The show premiered on 14-15 July, closing out First Theatre's season.
The state of theater culture in Ukraine
Lviv is often considered a traditional, even conservative place, but at the same time it's also a progressive city looking for new creative and communicative approaches
It's probably impossible to describe the state of the theatre in Ukraine as a whole; in a country this large there are so many regional and cultural differences. I watch people working in the field of theatrical arts and I can say that theirs is a constant struggle: outdated theatre management systems, lack of funding and obstacles created by national or local officials.
In Lviv, where we held the project, the situation is comparatively better than in other cities in Ukraine.
Lviv is often considered a traditional, even conservative place, but at the same time it's also a progressive city looking for new creative and communicative approaches. I admire the fact that the city is not hesitant to admit a new generation of actors and managers into its cultural milieu. Some are working in city theatres, particularly at the Lesia Ukrainka Theatre and the First Theatre. The Lesia Ukrainka is directed by Olga Puzhakovska and her youthful team, the majority of whom are women! She is working to introduce new management methods, similar to the changes that Rosa Sarkisyan – the 'lead director' — is doing at the First Theatre, changes of which our production if proof positive.
What's lacking, in my opinion, is unrestricted access to the educational system for young actors, artists and theorists. In my view there aren't enough young theater directors who could be teaching at Lviv universities — a change that would have an impact on the further development of local theatre.
Language is not a barrier
My working language for the project was Ukrainian, a language I know well enough, but only conversational Ukrainian. I don't even know the Cyrillic alphabet and this resulted in occasionally difficult and simultaneously very funny situations.
I wrote the script for the play in Ukrainian but using the Latinate alphabet and then Katja Sehed, my assistant, transliterated it into real Ukrainian. Then we tried out the text with the actors and that resulted in some changes they required and from that Katja edited the new script.
There were situations where Katja would have transcribed my audio recordings and then I would develop a working text from these in "my Ukrainian" after which Katja would transcribe them and then I would make some changes and it could go on like this for days.
Be skeptical toward the text — it shouldn't be poetry, but must be realistic above all, something that belongs to the actors and not to me.
I wrote several of the monologues in Polish and got help from my friend, the wonderful translator Liuba Ilnitska.
This was all a bit on the crazy side and I'm really grateful for the patience of the actors. Still, it was exactly what I wanted: to stop being so tied to the theatre space; to work out the text collectively rather than bringing a finished script; and also to be skeptical toward the text — it shouldn't be poetry, but must be realistic above all, something that belongs to the actors and not to me.
Working with the First Theater we also plan to establish a connection with the Korczak Festival — an international festival of children and youth theatre organized by the Polish ASSITEJ Centre (The International Association of Children and Youth Theatre). We're looking to invite representatives from the Centre to Lviv and pitch some First Theatre performances for the festival.

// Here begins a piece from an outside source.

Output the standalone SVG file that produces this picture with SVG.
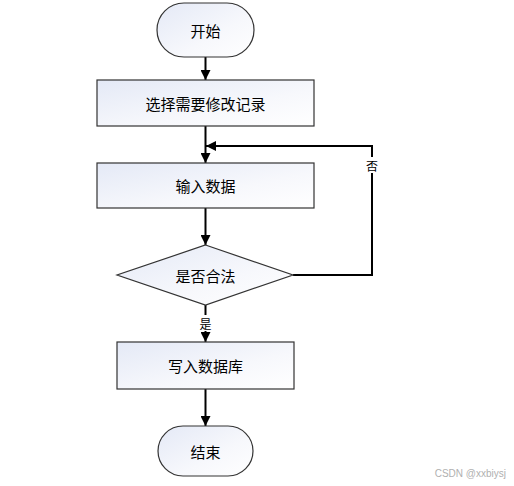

I also intend to organize a regular exchange between Ukrainian and Polish artists — playwrights and directors — working in youth theatre.
How to plan a grant mobility project
My advice is that you plan your mobility project in such a way that it creates a space for genuine artistic or academic exchanges with people in your destination city. Working together to create something specific together is the best way to learn something new from others.